• _Data section_
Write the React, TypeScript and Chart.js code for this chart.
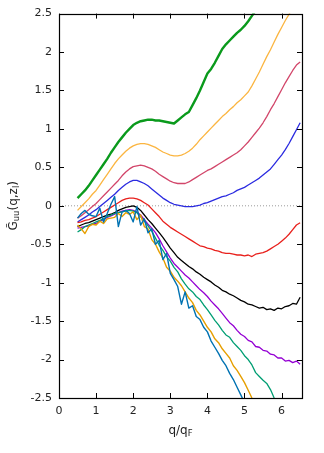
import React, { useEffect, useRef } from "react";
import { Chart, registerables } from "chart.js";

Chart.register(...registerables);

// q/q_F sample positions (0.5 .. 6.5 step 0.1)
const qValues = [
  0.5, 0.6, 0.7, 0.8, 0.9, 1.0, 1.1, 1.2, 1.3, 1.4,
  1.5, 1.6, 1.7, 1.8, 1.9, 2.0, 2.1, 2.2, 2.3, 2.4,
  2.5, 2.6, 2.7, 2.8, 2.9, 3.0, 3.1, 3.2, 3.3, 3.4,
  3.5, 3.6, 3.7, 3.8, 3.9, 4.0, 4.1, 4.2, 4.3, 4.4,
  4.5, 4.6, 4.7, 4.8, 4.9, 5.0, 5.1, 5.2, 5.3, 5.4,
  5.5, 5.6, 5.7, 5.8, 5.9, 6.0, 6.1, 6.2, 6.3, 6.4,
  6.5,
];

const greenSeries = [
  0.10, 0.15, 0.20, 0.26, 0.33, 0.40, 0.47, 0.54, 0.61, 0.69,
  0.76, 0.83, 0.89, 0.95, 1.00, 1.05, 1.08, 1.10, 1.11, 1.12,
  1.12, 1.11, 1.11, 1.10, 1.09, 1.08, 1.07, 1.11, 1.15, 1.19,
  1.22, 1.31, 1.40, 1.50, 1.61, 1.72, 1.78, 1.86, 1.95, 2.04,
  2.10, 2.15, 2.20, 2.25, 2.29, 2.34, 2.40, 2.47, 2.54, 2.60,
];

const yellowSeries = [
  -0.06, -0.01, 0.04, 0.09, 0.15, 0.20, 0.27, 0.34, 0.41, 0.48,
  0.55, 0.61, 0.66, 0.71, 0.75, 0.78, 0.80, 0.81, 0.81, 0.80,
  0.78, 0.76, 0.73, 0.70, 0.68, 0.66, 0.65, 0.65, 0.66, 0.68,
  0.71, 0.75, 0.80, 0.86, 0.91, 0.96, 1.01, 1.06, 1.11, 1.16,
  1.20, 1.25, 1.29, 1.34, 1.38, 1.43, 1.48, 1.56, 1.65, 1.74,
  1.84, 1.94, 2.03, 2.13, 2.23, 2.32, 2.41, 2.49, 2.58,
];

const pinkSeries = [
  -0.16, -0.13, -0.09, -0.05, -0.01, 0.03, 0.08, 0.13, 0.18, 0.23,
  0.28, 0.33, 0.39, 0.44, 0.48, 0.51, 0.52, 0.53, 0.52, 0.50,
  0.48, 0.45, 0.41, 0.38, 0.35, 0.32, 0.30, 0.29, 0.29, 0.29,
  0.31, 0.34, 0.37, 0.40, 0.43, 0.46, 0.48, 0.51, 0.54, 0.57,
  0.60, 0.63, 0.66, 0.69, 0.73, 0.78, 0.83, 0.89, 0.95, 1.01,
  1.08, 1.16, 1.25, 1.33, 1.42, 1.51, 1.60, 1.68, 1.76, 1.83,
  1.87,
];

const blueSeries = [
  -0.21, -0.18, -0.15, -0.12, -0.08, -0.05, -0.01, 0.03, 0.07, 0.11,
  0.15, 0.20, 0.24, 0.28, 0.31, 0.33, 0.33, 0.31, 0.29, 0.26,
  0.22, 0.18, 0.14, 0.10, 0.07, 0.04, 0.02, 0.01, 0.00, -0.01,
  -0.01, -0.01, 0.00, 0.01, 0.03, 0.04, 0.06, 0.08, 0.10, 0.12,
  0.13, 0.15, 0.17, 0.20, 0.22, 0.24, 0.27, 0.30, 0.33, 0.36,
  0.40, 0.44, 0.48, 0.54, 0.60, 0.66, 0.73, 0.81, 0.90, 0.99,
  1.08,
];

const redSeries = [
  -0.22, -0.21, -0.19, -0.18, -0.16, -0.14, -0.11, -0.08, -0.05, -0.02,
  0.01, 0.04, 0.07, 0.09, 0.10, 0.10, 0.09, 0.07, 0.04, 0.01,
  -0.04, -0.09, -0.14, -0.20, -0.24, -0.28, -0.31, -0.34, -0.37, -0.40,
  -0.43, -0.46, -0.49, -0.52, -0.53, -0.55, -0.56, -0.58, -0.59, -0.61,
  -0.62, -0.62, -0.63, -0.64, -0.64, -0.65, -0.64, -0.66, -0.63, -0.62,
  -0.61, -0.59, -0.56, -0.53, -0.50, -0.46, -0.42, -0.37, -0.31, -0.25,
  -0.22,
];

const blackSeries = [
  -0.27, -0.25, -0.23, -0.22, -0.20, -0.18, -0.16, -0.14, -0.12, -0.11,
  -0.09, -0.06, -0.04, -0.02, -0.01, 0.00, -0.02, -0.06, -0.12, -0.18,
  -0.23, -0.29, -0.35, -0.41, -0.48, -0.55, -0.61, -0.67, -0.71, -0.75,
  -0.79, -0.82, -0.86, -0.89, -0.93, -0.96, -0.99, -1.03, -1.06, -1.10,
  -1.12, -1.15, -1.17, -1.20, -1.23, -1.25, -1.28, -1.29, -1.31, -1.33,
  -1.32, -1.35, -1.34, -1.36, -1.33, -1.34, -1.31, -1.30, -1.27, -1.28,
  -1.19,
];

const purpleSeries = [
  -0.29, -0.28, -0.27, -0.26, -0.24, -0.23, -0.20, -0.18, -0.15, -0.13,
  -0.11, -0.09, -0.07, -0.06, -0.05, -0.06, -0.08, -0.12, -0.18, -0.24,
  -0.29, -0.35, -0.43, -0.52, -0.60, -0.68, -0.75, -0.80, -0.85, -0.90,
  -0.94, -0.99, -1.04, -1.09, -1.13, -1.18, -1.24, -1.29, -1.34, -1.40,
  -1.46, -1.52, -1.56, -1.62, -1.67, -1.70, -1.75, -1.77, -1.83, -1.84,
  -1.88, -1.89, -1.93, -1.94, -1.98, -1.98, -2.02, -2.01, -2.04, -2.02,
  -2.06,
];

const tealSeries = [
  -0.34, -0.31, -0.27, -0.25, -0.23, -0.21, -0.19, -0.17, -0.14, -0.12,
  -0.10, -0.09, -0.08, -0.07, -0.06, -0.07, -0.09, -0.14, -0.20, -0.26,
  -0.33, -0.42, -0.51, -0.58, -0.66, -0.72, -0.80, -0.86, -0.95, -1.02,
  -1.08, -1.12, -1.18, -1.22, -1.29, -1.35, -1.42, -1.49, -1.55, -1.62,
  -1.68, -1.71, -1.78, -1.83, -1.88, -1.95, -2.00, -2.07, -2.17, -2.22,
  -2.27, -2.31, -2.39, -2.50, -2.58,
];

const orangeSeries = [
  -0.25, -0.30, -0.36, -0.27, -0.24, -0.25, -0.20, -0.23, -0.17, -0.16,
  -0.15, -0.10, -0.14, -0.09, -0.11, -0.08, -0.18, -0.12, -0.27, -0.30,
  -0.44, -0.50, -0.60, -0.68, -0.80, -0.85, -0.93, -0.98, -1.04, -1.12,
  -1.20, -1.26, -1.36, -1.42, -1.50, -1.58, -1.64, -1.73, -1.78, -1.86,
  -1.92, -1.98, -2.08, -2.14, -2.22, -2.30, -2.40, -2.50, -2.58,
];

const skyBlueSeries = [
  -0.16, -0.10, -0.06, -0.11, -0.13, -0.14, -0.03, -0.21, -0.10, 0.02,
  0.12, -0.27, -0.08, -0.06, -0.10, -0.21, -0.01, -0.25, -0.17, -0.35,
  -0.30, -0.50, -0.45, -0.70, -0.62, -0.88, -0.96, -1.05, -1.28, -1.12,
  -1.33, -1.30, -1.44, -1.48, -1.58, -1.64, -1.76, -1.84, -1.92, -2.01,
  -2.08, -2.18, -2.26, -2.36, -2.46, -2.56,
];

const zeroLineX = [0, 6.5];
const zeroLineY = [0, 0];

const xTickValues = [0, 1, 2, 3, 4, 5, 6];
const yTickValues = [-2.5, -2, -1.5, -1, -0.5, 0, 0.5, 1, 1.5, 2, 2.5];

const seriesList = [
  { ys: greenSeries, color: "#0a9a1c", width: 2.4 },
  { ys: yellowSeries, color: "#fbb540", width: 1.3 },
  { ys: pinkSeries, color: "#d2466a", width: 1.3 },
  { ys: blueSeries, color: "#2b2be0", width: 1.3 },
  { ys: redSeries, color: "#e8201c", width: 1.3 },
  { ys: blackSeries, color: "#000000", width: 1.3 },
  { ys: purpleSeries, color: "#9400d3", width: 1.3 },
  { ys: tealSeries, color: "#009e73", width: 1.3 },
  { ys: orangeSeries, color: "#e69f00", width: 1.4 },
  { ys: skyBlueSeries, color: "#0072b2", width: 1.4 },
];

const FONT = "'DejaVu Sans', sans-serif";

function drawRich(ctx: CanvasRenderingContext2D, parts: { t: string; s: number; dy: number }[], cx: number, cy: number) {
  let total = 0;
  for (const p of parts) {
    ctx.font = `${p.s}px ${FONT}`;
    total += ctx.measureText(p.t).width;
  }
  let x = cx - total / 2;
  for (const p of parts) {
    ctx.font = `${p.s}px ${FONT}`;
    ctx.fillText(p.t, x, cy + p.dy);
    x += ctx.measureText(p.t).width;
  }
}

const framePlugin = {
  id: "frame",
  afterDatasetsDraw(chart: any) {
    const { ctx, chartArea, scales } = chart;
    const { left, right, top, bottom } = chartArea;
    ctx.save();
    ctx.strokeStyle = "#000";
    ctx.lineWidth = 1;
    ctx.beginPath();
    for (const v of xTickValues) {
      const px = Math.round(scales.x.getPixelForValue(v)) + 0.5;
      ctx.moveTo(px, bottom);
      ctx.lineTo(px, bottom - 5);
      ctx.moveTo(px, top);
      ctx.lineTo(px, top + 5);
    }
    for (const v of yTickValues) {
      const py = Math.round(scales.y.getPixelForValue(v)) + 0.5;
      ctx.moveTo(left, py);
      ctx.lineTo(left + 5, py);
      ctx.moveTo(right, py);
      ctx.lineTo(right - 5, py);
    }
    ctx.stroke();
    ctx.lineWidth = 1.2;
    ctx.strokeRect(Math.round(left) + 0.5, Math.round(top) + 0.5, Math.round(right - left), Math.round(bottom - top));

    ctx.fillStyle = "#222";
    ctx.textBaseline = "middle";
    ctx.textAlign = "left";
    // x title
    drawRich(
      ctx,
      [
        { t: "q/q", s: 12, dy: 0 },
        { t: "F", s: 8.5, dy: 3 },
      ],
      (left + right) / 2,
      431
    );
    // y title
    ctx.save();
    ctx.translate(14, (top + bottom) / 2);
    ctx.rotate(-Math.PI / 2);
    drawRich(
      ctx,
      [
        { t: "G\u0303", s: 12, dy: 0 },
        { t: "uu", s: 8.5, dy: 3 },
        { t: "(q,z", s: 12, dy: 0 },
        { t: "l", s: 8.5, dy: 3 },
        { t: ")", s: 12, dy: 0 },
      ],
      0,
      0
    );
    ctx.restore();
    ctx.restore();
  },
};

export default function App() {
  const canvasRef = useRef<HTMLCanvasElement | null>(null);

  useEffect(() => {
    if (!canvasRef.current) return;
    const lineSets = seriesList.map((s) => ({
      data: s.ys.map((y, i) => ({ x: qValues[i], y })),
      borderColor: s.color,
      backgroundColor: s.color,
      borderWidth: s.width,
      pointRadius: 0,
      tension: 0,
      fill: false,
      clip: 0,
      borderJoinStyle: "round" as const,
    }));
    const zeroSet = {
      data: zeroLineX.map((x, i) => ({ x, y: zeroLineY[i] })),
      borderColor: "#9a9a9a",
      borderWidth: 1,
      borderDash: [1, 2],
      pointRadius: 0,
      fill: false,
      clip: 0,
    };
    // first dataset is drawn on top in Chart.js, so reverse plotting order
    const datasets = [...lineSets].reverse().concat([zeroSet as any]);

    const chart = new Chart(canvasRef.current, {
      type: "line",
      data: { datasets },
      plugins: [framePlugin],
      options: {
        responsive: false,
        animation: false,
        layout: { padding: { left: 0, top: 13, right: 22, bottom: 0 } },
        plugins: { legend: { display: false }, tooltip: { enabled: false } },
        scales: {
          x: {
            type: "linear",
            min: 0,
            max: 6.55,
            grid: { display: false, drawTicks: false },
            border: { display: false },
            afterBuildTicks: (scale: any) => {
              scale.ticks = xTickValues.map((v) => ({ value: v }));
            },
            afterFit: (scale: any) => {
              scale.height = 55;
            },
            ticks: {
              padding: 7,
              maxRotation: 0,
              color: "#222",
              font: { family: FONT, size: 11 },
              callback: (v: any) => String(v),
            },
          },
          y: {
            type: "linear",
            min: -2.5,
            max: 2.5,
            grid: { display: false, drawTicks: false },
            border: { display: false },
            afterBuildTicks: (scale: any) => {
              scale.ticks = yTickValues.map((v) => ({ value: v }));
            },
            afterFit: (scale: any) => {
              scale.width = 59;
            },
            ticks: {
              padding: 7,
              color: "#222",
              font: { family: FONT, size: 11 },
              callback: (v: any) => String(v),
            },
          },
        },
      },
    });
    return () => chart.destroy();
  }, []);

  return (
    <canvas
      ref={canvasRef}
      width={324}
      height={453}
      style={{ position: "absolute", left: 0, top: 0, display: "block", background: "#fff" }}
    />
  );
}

• _Aim_
Repeat the listing above exactly from its first line to the line containing "Chart.register(...registerables);", both included, and omit the pictures.

• _Solution below_
Write the React, TypeScript and Chart.js code for this chart.
import React, { useEffect, useRef } from "react";
import { Chart, registerables } from "chart.js";

Chart.register(...registerables);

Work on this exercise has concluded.